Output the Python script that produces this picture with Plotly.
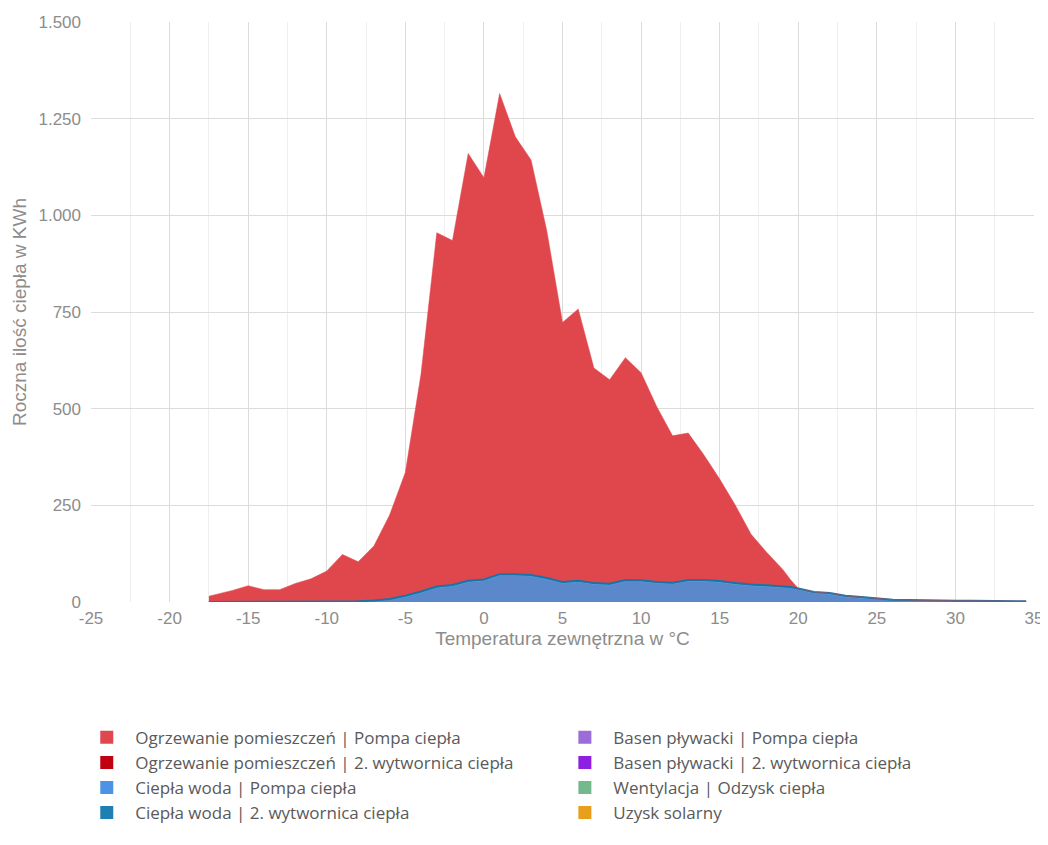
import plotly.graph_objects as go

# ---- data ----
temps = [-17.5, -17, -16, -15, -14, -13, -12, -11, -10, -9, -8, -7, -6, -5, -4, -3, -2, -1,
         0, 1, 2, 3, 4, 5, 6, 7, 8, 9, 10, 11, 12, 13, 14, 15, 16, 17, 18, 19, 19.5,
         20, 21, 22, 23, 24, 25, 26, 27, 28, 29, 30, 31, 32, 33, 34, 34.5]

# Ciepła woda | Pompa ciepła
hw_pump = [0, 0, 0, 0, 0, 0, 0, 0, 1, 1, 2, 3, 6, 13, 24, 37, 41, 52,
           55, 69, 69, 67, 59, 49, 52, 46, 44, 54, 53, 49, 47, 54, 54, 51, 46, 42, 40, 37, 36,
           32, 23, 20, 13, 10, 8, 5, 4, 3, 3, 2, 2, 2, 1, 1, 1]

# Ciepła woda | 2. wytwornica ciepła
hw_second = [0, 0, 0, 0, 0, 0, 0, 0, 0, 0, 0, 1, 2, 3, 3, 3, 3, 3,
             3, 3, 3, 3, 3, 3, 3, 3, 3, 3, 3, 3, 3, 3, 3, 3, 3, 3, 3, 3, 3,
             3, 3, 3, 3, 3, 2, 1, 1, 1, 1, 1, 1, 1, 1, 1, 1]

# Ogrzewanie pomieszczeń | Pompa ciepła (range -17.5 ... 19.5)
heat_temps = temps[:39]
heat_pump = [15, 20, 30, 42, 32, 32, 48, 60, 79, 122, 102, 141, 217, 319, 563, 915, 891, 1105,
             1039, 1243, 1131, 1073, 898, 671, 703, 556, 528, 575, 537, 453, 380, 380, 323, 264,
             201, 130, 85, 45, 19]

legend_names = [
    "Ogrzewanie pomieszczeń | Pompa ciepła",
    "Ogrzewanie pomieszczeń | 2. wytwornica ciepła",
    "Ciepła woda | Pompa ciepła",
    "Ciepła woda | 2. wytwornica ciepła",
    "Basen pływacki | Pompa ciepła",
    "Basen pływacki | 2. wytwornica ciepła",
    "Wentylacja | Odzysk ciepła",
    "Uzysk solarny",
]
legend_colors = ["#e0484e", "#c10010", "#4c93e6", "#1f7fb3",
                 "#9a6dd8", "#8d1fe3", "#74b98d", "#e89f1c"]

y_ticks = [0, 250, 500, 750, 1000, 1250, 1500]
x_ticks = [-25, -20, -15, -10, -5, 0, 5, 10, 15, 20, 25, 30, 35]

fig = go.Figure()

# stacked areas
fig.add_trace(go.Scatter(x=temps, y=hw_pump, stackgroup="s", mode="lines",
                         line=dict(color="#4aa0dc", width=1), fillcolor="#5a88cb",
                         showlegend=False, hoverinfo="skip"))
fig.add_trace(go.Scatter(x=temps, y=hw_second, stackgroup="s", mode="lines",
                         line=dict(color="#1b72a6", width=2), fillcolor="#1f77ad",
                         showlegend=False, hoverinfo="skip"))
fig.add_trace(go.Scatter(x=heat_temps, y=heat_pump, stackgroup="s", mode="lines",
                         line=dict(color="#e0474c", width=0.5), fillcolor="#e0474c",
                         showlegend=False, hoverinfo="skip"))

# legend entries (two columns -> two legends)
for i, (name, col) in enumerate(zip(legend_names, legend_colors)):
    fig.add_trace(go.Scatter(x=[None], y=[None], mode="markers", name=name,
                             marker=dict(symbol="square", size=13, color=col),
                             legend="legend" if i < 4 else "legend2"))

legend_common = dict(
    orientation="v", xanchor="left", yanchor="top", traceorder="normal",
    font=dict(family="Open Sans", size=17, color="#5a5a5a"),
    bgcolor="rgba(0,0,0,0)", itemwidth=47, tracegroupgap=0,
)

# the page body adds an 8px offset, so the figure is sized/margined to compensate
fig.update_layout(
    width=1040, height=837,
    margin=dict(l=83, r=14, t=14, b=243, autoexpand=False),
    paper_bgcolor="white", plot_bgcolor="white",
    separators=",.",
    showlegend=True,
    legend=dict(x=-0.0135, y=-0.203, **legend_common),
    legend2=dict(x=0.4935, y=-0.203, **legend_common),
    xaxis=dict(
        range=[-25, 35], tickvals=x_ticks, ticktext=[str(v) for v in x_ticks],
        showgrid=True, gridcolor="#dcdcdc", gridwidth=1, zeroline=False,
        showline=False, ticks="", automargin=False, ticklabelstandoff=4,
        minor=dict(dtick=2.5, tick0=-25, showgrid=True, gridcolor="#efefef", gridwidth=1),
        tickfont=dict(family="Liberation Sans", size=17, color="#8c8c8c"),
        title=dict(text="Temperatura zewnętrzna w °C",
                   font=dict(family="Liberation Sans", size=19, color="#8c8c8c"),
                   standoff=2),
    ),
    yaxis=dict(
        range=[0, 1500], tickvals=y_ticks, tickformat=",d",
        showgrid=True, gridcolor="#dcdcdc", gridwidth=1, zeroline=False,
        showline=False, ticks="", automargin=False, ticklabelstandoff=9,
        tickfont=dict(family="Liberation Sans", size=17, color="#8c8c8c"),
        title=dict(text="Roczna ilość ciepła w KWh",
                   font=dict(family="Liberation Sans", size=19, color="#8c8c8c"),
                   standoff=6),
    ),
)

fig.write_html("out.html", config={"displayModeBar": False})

◆ Your goal
Would you reproduce the lines above, from the very first through the line containing "201, 130, 85, 45, 19]", exactly and without the pictures?

◆ Result below
Output the Python script that produces this picture with Plotly.
import plotly.graph_objects as go

# ---- data ----
temps = [-17.5, -17, -16, -15, -14, -13, -12, -11, -10, -9, -8, -7, -6, -5, -4, -3, -2, -1,
         0, 1, 2, 3, 4, 5, 6, 7, 8, 9, 10, 11, 12, 13, 14, 15, 16, 17, 18, 19, 19.5,
         20, 21, 22, 23, 24, 25, 26, 27, 28, 29, 30, 31, 32, 33, 34, 34.5]

# Ciepła woda | Pompa ciepła
hw_pump = [0, 0, 0, 0, 0, 0, 0, 0, 1, 1, 2, 3, 6, 13, 24, 37, 41, 52,
           55, 69, 69, 67, 59, 49, 52, 46, 44, 54, 53, 49, 47, 54, 54, 51, 46, 42, 40, 37, 36,
           32, 23, 20, 13, 10, 8, 5, 4, 3, 3, 2, 2, 2, 1, 1, 1]

# Ciepła woda | 2. wytwornica ciepła
hw_second = [0, 0, 0, 0, 0, 0, 0, 0, 0, 0, 0, 1, 2, 3, 3, 3, 3, 3,
             3, 3, 3, 3, 3, 3, 3, 3, 3, 3, 3, 3, 3, 3, 3, 3, 3, 3, 3, 3, 3,
             3, 3, 3, 3, 3, 2, 1, 1, 1, 1, 1, 1, 1, 1, 1, 1]

# Ogrzewanie pomieszczeń | Pompa ciepła (range -17.5 ... 19.5)
heat_temps = temps[:39]
heat_pump = [15, 20, 30, 42, 32, 32, 48, 60, 79, 122, 102, 141, 217, 319, 563, 915, 891, 1105,
             1039, 1243, 1131, 1073, 898, 671, 703, 556, 528, 575, 537, 453, 380, 380, 323, 264,
             201, 130, 85, 45, 19]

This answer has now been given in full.